Chip Overclock said...

Much of the sun's energy is used to drive the weather. Okay, that sounds kinda obvious, but it takes a lot of energy to move massive quantities of air and water around. The sun's energy is neither created nor destroyed, but converted into other forms. That includes kinetic energy that drives weather.

But I get your point. The point I'm was trying (probably unsuccessfully) to make is that the laws of physics mean that there's no such thing as a free lunch... any solution to virtually any problem has its downside, and that includes "cheap energy" (whatever the form in which it may come).

Thanks for the comment!

Anonymous said...

I see Jon beat me to the clarification that energy humans "generate" is small compared to that received daily from the sun.
That is exactly the problem with greenhouse gases: a larger percentage of the sun's energy is trapped, instead of reradiated.

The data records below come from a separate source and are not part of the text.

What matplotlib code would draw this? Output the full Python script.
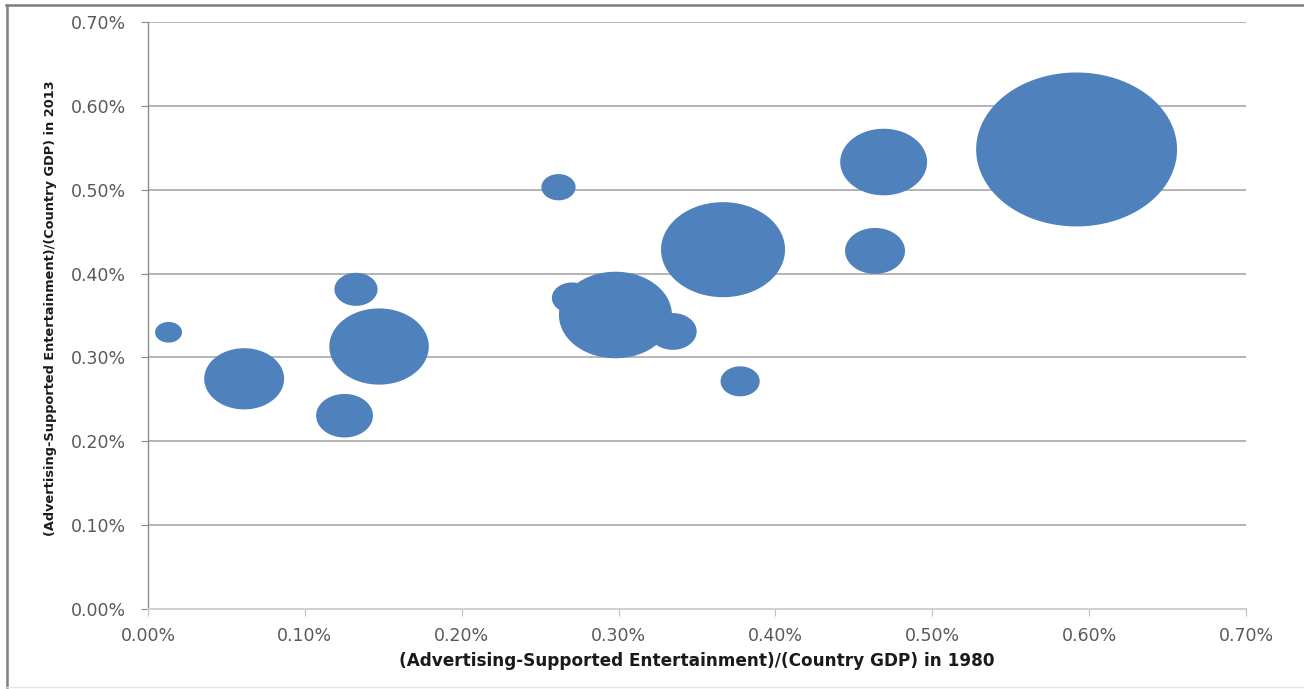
import matplotlib
matplotlib.use("Agg")
import matplotlib.pyplot as plt
import numpy as np
from matplotlib.path import Path
from matplotlib.ticker import FuncFormatter, MultipleLocator
from matplotlib.lines import Line2D

# share of GDP (%) in 1980 and 2013, bubble size = relative market size
share_1980 = [0.592, 0.469, 0.4635, 0.3666, 0.2617, 0.298, 0.2703, 0.3345,
              0.3775, 0.0131, 0.0613, 0.1253, 0.1326, 0.1473]
share_2013 = [0.548, 0.533, 0.427, 0.4285, 0.503, 0.3506, 0.371, 0.331,
              0.2715, 0.330, 0.2745, 0.2305, 0.3812, 0.313]
bubble_size = [100, 18.7, 8.9, 38.1, 2.9, 31.6, 4.0, 5.7,
               3.8, 1.8, 15.8, 8.0, 4.6, 24.5]

x_label = "(Advertising-Supported Entertainment)/(Country GDP) in 1980"
y_label = "(Advertising-Supported Entertainment)/(Country GDP) in 2013"

BLUE = "#4F81BD"

# the source picture is stretched sideways, so bubbles are ellipses
t = np.linspace(0, 2 * np.pi, 100)
ellipse = Path(np.column_stack([np.cos(t), np.sin(t) / 1.305]), closed=True)

fig = plt.figure(figsize=(13.04, 6.89), dpi=100)
ax = fig.add_axes([148 / 1304, 1 - 609 / 689, 1098 / 1304, 587 / 689])

sizes = [s * 209.4 for s in bubble_size]
ax.scatter(share_1980, share_2013, s=sizes, marker=ellipse, color=BLUE,
           linewidths=0, zorder=3)

ax.set_xlim(0, 0.7)
ax.set_ylim(0, 0.7)
ax.xaxis.set_major_locator(MultipleLocator(0.1))
ax.yaxis.set_major_locator(MultipleLocator(0.1))
pct = FuncFormatter(lambda v, _: f"{v:.2f}%")
ax.xaxis.set_major_formatter(pct)
ax.yaxis.set_major_formatter(pct)

ax.grid(axis="y", color="#A0A0A0", linewidth=1.1, zorder=0)
ax.set_axisbelow(True)
for side in ("top", "right"):
    ax.spines[side].set_visible(False)
ax.spines["left"].set_color("#8C8C8C")
ax.spines["bottom"].set_color("#D0D0D0")
ax.spines["left"].set_linewidth(1.0)
ax.spines["bottom"].set_linewidth(1.5)

ax.tick_params(axis="x", length=5, color="#BFBFBF", pad=8,
               labelsize=12.5, labelcolor="#595959")
ax.tick_params(axis="y", length=5, color="#8C8C8C", pad=11,
               labelsize=12.5, labelcolor="#595959")

fig.text(697 / 1304, 1 - 661 / 689, x_label, ha="center", va="center",
         fontsize=12.2, fontweight="bold", color="#1a1a1a")
fig.text(51 / 1304, 1 - 308 / 689, y_label, ha="center", va="center",
         rotation=90, fontsize=9.3, fontweight="bold", color="#1a1a1a")

# outer chart frame
fig.add_artist(Line2D([6 / 1304, 1], [1 - 4.5 / 689] * 2, color="#7F7F7F",
                      linewidth=1.8, transform=fig.transFigure))
fig.add_artist(Line2D([7 / 1304] * 2, [1 - 687 / 689, 1 - 4.5 / 689],
                      color="#7F7F7F", linewidth=1.8, transform=fig.transFigure))
fig.add_artist(Line2D([7 / 1304, 1], [1 - 687 / 689] * 2, color="#E6E6E6",
                      linewidth=1.0, transform=fig.transFigure))

fig.savefig("out.png", dpi=100)
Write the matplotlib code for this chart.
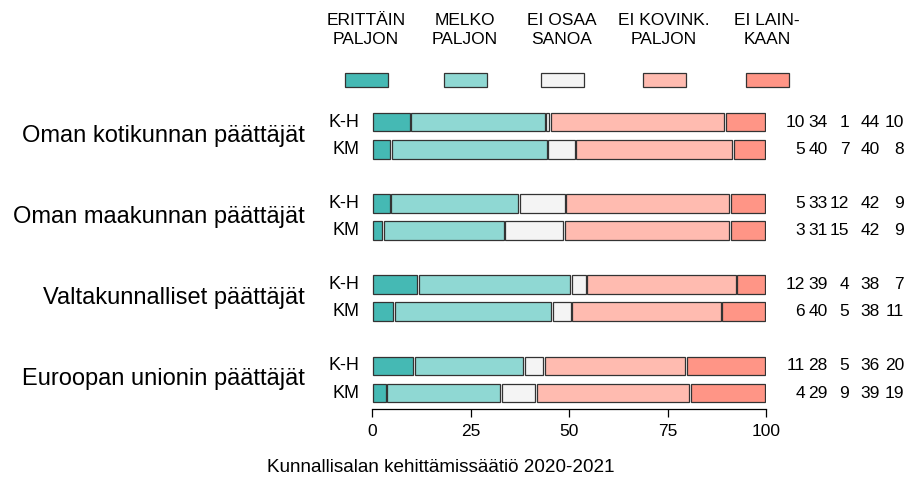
import matplotlib
matplotlib.use("Agg")
import matplotlib.pyplot as plt
from matplotlib.patches import Rectangle
import matplotlib.transforms as mtransforms
import numpy as np

plt.rcParams['font.family'] = ['Liberation Sans', 'DejaVu Sans']

groups = ["Oman kotikunnan päättäjät", "Oman maakunnan päättäjät",
          "Valtakunnalliset päättäjät", "Euroopan unionin päättäjät"]
rows = ["K-H", "KM"]
answers = ["ERITTÄIN\nPALJON", "MELKO\nPALJON", "EI OSAA\nSANOA",
           "EI KOVINK.\nPALJON", "EI LAIN-\nKAAN"]
colors = ["#45B9B4", "#8FD8D3", "#F4F4F4", "#FFBBB0", "#FF9586"]

# shares (%) per bar, order: K-H, KM for each group
erittain = [9.7, 4.7, 4.65, 2.7, 11.6, 5.6, 10.6, 3.6]
melko    = [34.3, 39.8, 32.65, 30.9, 38.9, 40.0, 27.9, 29.0]
eos      = [1.1, 7.1, 11.8, 15.0, 3.9, 5.0, 5.1, 8.9]
kovin    = [44.4, 40.0, 41.7, 42.2, 38.1, 38.1, 36.0, 39.1]
lainkaan = [10.4, 8.4, 9.2, 9.2, 7.4, 11.3, 20.4, 19.4]

series = np.array([erittain, melko, eos, kovin, lainkaan])

W, H = 919, 483
fig = plt.figure(figsize=(W / 100, H / 100), dpi=100)

# axes placement in pixels
x0, x100 = 372.3, 766.0
ytop, ybot = 95.0, 409.3
ax = fig.add_axes([x0 / W, 1 - ybot / H, (x100 - x0) / W, (ybot - ytop) / H])

ypos = []
for g in range(len(groups)):
    for i in range(len(rows)):
        ypos.append(g * 3 + i)
ypos = np.array(ypos)

gap = 0.45
left = np.zeros(len(ypos))
for k in range(series.shape[0]):
    ax.barh(ypos, series[k] - gap, left=left + gap / 2, height=0.69,
            color=colors[k], edgecolor="#333333", linewidth=0.9)
    left += series[k]

ax.set_xlim(0, 100)
ax.set_ylim(10.6, -1)
ax.set_yticks([])
for s in ["top", "right", "left"]:
    ax.spines[s].set_visible(False)
ax.spines["bottom"].set_bounds(0, 100)
ax.spines["bottom"].set_linewidth(0.9)
ax.set_xticks([0, 25, 50, 75, 100])
ax.tick_params(axis="x", length=5.5, width=0.9, pad=5, labelsize=12.5)

# row labels, group labels and values
tr_row = mtransforms.blended_transform_factory(fig.transFigure, ax.transData)
colx = [805, 827.7, 849.3, 880, 904]
for j, y in enumerate(ypos):
    ax.text(359 / W, y, rows[j % 2], transform=tr_row, ha="right",
            va="center", fontsize=13)
    for k in range(series.shape[0]):
        ax.text(colx[k] / W, y, "%d" % round(series[k][j]), transform=tr_row,
                ha="right", va="center", fontsize=12.5)
for g, name in enumerate(groups):
    ax.text(305 / W, g * 3 + 0.5, name, transform=tr_row, ha="right",
            va="center", fontsize=17)

# legend at the top
leg_x = [366, 465, 562, 664, 767]
for k in range(len(answers)):
    fig.text(leg_x[k] / W, 1 - 30 / H, answers[k], ha="center", va="center",
             fontsize=12.5, linespacing=1.35)
    fig.patches.append(Rectangle(((leg_x[k] - 21.5) / W, 1 - 87.3 / H),
                                 43 / W, 14 / H, transform=fig.transFigure,
                                 facecolor=colors[k], edgecolor="#333333",
                                 linewidth=0.9))

fig.text(441 / W, 1 - 468 / H, "Kunnallisalan kehittämissäätiö 2020-2021",
         ha="center", va="center", fontsize=13.6)

fig.savefig("out.png", dpi=100)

As Jon's numbers show, a very small percentage increase in trapped solar energy dwarfs anything we could create.

Ken

Chip Overclock said...

My concern with heat production really started years ago when it looked like fusion power might become a reality. Recent articles on "cheap" nuclear power raise similar concerns. Finally, I think the argument that we can't produce as much heat as solar heating hides the issue. If the heating was distributed globally, as one might argue the heating from the sun is, that would be true. But any motorcyclist -- or anyone living in Phoenix Arizona -- can tell you, heating is a localized phenomenon (at least initially). Since energy use and heat production tends to be concentrated in urban areas, heating from energy production is I believe a very serious issue. The fact that the global average temperature is just a fraction of a degree higher doesn't help you when the average temperature of your city block has risen 20F. Your comments on greenhouse gasses are of course exactly why it's so serious an issue.